I've also had to run my share of looking for records where UPPER(column_name) <> column_name to fix records that were stored incorrectly.

I'd rather have a collation I can set on the one table where I actually need case sensitive search - and have everything else work correctly by default.

phinjensen commented 6 years ago
original author: Brian Buchalter
date: 2012-10-18T17:35:18-04:00

@Fernando: Thanks for pointing out that documentation. It's certainly much clearly than some of the other options out there. I agree that hopefully, you are able to create tables with the character set and collate options you want, but often times we inherit systems which just went with MySQL's defaults. Such is life! But as I said, it is possible to change it. I'm sure there are some automated tools available for such things.

phinjensen commented 6 years ago
original author: Brian Buchalter
date: 2012-10-18T17:37:22-04:00

@Gregory: Yes, things can get ugly quick. There are also cases when developers bring massive amounts of data into application memory to do sorting and other manipulation best handled by the database. It's important to know the right tool for the job and how to use it.

phinjensen commented 6 years ago
original author: Anonymous
date: 2012-10-18T20:39:21-04:00

Brian,

To answer 'That was one of the few authoritative references I could find to a character set's "sort value", so perhaps there is a more technical term for it. I'd love to hear it.'

First try the PostgreSQL manual at http://www.postgresql.org/docs/9.2/static/collation.html then move on to http://dev.mysql.com/doc/refman/5.6/en/charset-general.html which explains:

"A character set is a set of symbols and encodings. A collation is a set of rules for comparing characters in a character set. Let's make the distinction clear with an example of an imaginary character set.

Suppose that we have an alphabet with four letters: “A”, “B”, “a”, “b”. We give each letter a number: “A” = 0, “B” = 1, “a” = 2, “b” = 3. The letter “A” is a symbol, the number 0 is the encoding for “A”, and the combination of all four letters and their encodings is a character set.

Suppose that we want to compare two string values, “A” and “B”. The simplest way to do this is to look at the encodings: 0 for “A” and 1 for “B”. Because 0 is less than 1, we say “A” is less than “B”. What we've just done is apply a collation to our character set. The collation is a set of rules (only one rule in this case): “compare the encodings.” We call this simplest of all possible collations a binary collation.

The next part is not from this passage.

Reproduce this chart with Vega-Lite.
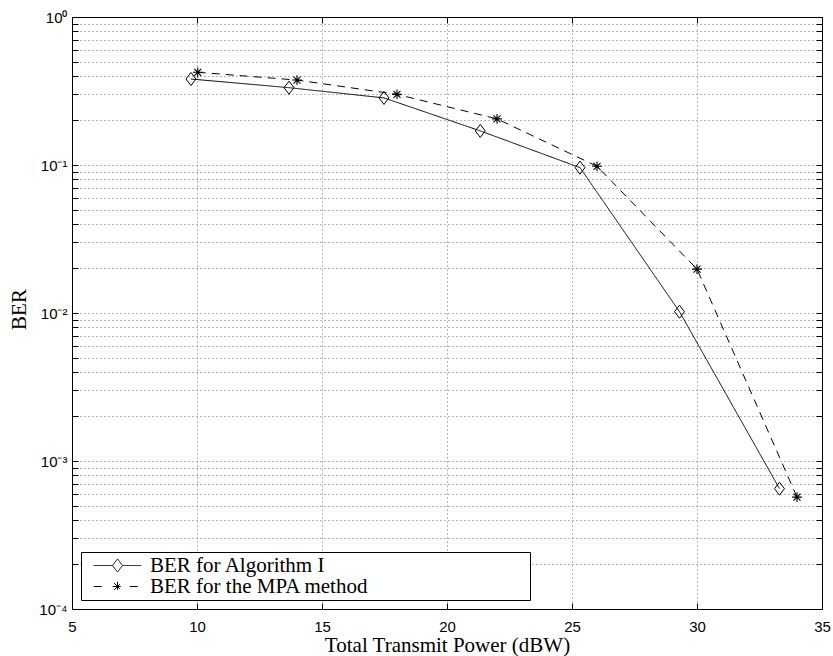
{
  "$schema": "https://vega.github.io/schema/vega-lite/v6.json",
  "width": 750,
  "height": 592,
  "autosize": {"type": "none"},
  "padding": {"left": 72, "top": 17, "right": 11, "bottom": 47},
  "background": "white",
  "data": {
    "values": [
      {"series": "BER for Algorithm I", "power": 9.76, "ber": 0.381},
      {"series": "BER for Algorithm I", "power": 13.68, "ber": 0.333},
      {"series": "BER for Algorithm I", "power": 17.48, "ber": 0.284},
      {"series": "BER for Algorithm I", "power": 21.33, "ber": 0.17},
      {"series": "BER for Algorithm I", "power": 25.32, "ber": 0.096},
      {"series": "BER for Algorithm I", "power": 29.3, "ber": 0.0102},
      {"series": "BER for Algorithm I", "power": 33.3, "ber": 0.00065},
      {"series": "BER for the MPA method", "power": 10.03, "ber": 0.423},
      {"series": "BER for the MPA method", "power": 14.0, "ber": 0.375},
      {"series": "BER for the MPA method", "power": 18.0, "ber": 0.30},
      {"series": "BER for the MPA method", "power": 22.0, "ber": 0.205},
      {"series": "BER for the MPA method", "power": 26.0, "ber": 0.098},
      {"series": "BER for the MPA method", "power": 30.0, "ber": 0.0198},
      {"series": "BER for the MPA method", "power": 34.0, "ber": 0.00057}
    ]
  },
  "config": {
    "view": {"stroke": "black", "strokeWidth": 1},
    "axis": {
      "domainColor": "black",
      "tickColor": "black",
      "labelColor": "black",
      "titleColor": "black",
      "labelFont": "Liberation Sans",
      "labelFontSize": 15,
      "titleFont": "Liberation Serif",
      "titleFontSize": 21,
      "titleFontWeight": "normal",
      "gridColor": "#444444",
      "gridDash": [1, 3],
      "gridWidth": 0.8,
      "gridOpacity": 1
    }
  },
  "layer": [
    {
      "mark": {"type": "line", "strokeWidth": 1},
      "encoding": {
        "x": {
          "field": "power",
          "type": "quantitative",
          "scale": {"domain": [5, 35], "nice": false, "zero": false},
          "axis": {
            "orient": "bottom",
            "title": "Total Transmit Power (dBW)",
            "values": [5, 10, 15, 20, 25, 30, 35],
            "grid": true,
            "tickSize": -6,
            "labelPadding": 16,
            "labelFlush": false,
            "titleX": 375,
            "titleY": 42,
            "titleAlign": "center",
            "titleBaseline": "alphabetic"
          }
        },
        "y": {
          "field": "ber",
          "type": "quantitative",
          "scale": {"type": "log", "domain": [0.0001, 1], "nice": false},
          "axis": {
            "orient": "left",
            "title": "BER",
            "values": [0.0001, 0.0002, 0.0003, 0.0004, 0.0005, 0.0006, 0.0007, 0.0008, 0.0009, 0.001, 0.002, 0.003, 0.004, 0.005, 0.006, 0.007, 0.008, 0.009, 0.01, 0.02, 0.03, 0.04, 0.05, 0.06, 0.07, 0.08, 0.09, 0.1, 0.2, 0.3, 0.4, 0.5, 0.6, 0.7, 0.8, 0.9, 1],
            "grid": true,
            "tickSize": -6,
            "labelPadding": 11,
            "labelFlush": false,
            "labelOverlap": false,
            "labelExpr": "datum.value == 1 ? '10⁰' : datum.value == 0.1 ? '10⁻¹' : datum.value == 0.01 ? '10⁻²' : datum.value == 0.001 ? '10⁻³' : datum.value == 0.0001 ? '10⁻⁴' : ''",
            "titleX": -47,
            "titleY": 292,
            "titleAngle": 270,
            "titleAlign": "center",
            "titleBaseline": "alphabetic",
            "encode": {
              "ticks": {
                "update": {
                  "x2": {"signal": "(datum.value == 1 || datum.value == 0.1 || datum.value == 0.01 || datum.value == 0.001 || datum.value == 0.0001) ? 6 : 3"}
                }
              }
            }
          }
        },
        "strokeDash": {
          "field": "series",
          "type": "nominal",
          "scale": {"domain": ["BER for Algorithm I", "BER for the MPA method"], "range": [[1, 0], [8, 6]]},
          "legend": null
        },
        "color": {
          "field": "series",
          "type": "nominal",
          "scale": {"domain": ["BER for Algorithm I", "BER for the MPA method"], "range": ["black", "black"]},
          "legend": {
            "orient": "bottom-left",
            "offset": 9,
            "title": null,
            "padding": 3,
            "rowPadding": -3,
            "symbolSize": 196,
            "symbolOffset": 23,
            "labelOffset": 22,
            "labelFont": "Liberation Serif",
            "labelFontSize": 21,
            "labelColor": "black",
            "labelLimit": 0,
            "strokeColor": "black",
            "fillColor": "white",
            "symbolStrokeWidth": 1,
            "symbolDash": [1, 0],
            "labelExpr": "datum.label + '\u00a0\u00a0\u00a0\u00a0\u00a0\u00a0\u00a0\u00a0\u00a0\u00a0\u00a0\u00a0\u00a0\u00a0\u00a0\u00a0\u00a0\u00a0\u00a0\u00a0\u00a0\u00a0\u00a0\u00a0\u00a0\u00a0\u00a0\u00a0\u00a0\u00a0\u200b'",
            "encode": {
              "symbols": {
                "update": {
                  "shape": {"signal": "datum.value === 'BER for Algorithm I' ? 'M-3.4,0L-0.71,0M0.71,0L3.4,0M0,-0.93L0.71,0L0,0.93L-0.71,0Z' : 'M-3.4,0L-1.75,0M1.75,0L3.4,0M-0.68,0L0.68,0M0,-0.68L0,0.68M-0.48,-0.48L0.48,0.48M-0.48,0.48L0.48,-0.48'"},
                  "stroke": {"value": "black"},
                  "fill": {"value": "transparent"},
                  "opacity": {"value": 1}
                }
              }
            }
          }
        }
      }
    },
    {
      "transform": [{"filter": "datum.series === 'BER for Algorithm I'"}],
      "mark": {"type": "point", "filled": false, "color": "black", "strokeWidth": 1, "size": 196, "opacity": 1, "shape": "M0,-0.93L0.71,0L0,0.93L-0.71,0Z"},
      "encoding": {
        "x": {
          "field": "power",
          "type": "quantitative",
          "scale": {"domain": [5, 35], "nice": false, "zero": false},
          "axis": {
            "orient": "top",
            "title": null,
            "labels": false,
            "values": [5, 10, 15, 20, 25, 30, 35],
            "grid": false,
            "tickSize": -6
          }
        },
        "y": {
          "field": "ber",
          "type": "quantitative",
          "scale": {"type": "log", "domain": [0.0001, 1], "nice": false},
          "axis": {
            "orient": "right",
            "title": null,
            "labels": false,
            "values": [0.0001, 0.0002, 0.0003, 0.0004, 0.0005, 0.0006, 0.0007, 0.0008, 0.0009, 0.001, 0.002, 0.003, 0.004, 0.005, 0.006, 0.007, 0.008, 0.009, 0.01, 0.02, 0.03, 0.04, 0.05, 0.06, 0.07, 0.08, 0.09, 0.1, 0.2, 0.3, 0.4, 0.5, 0.6, 0.7, 0.8, 0.9, 1],
            "grid": false,
            "tickSize": -6,
            "encode": {
              "ticks": {
                "update": {
                  "x2": {"signal": "(datum.value == 1 || datum.value == 0.1 || datum.value == 0.01 || datum.value == 0.001 || datum.value == 0.0001) ? -6 : -3"}
                }
              }
            }
          }
        }
      }
    },
    {
      "transform": [{"filter": "datum.series === 'BER for the MPA method'"}],
      "mark": {"type": "point", "filled": false, "color": "black", "strokeWidth": 1.1, "size": 196, "opacity": 1, "shape": "M-0.7,0L0.7,0M0,-0.7L0,0.7M-0.5,-0.5L0.5,0.5M-0.5,0.5L0.5,-0.5"},
      "encoding": {
        "x": {
          "field": "power",
          "type": "quantitative",
          "scale": {"domain": [5, 35], "nice": false, "zero": false},
          "axis": null
        },
        "y": {
          "field": "ber",
          "type": "quantitative",
          "scale": {"type": "log", "domain": [0.0001, 1], "nice": false},
          "axis": null
        }
      }
    }
  ],
  "resolve": {"axis": {"x": "independent", "y": "independent"}}
}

But what if we want to say that the lowercase and uppercase letters are equivalent? Then we would have at least two rules: (1) treat the lowercase letters “a” and “b” as equivalent to “A” and “B”; (2) then compare the encodings. We call this a case-insensitive collation. It is a little more complex than a binary collation. "

You might then move on to http://dev.mysql.com/doc/refman/5.6/en/adding-collation.html and finally http://dev.mysql.com/doc/refman/5.6/en/adding-collation-simple-8bit.html for a much more in-depth description of how to create the internals of a collation.

You can get no cost help from people familiar with MySQL in the #mysql channel. Similarly for the PG equivalent. People in either would have been able to help you quickly.

Your company may have its own chat channel somewhere and asking an expert there would probably also have got you a fast answer, because it's a normal part of introductory courses to cover this.

You might also consider taking a course or two, since it can save you a lot of time later. Or buy the MySQL Certification Study Guide and read it from cover to cover. It provides an excellent introduction to a broad range of topics and you might then consider going on to get certified.

Views are my own, for my employer's opinion, consult a PR person.

James Day, MySQL Senior Principal Support Engineer, Oracle

phinjensen commented 6 years ago
original author: Brian Buchalter
date: 2012-10-18T21:08:01-04:00

@James: Thanks for the links, I've updated my post. I used the phrase "sort value" because that's the language found in the Case Sensitivity in String Searches documentation.

Perhaps it would be helpful to update the document to provide the references to collation?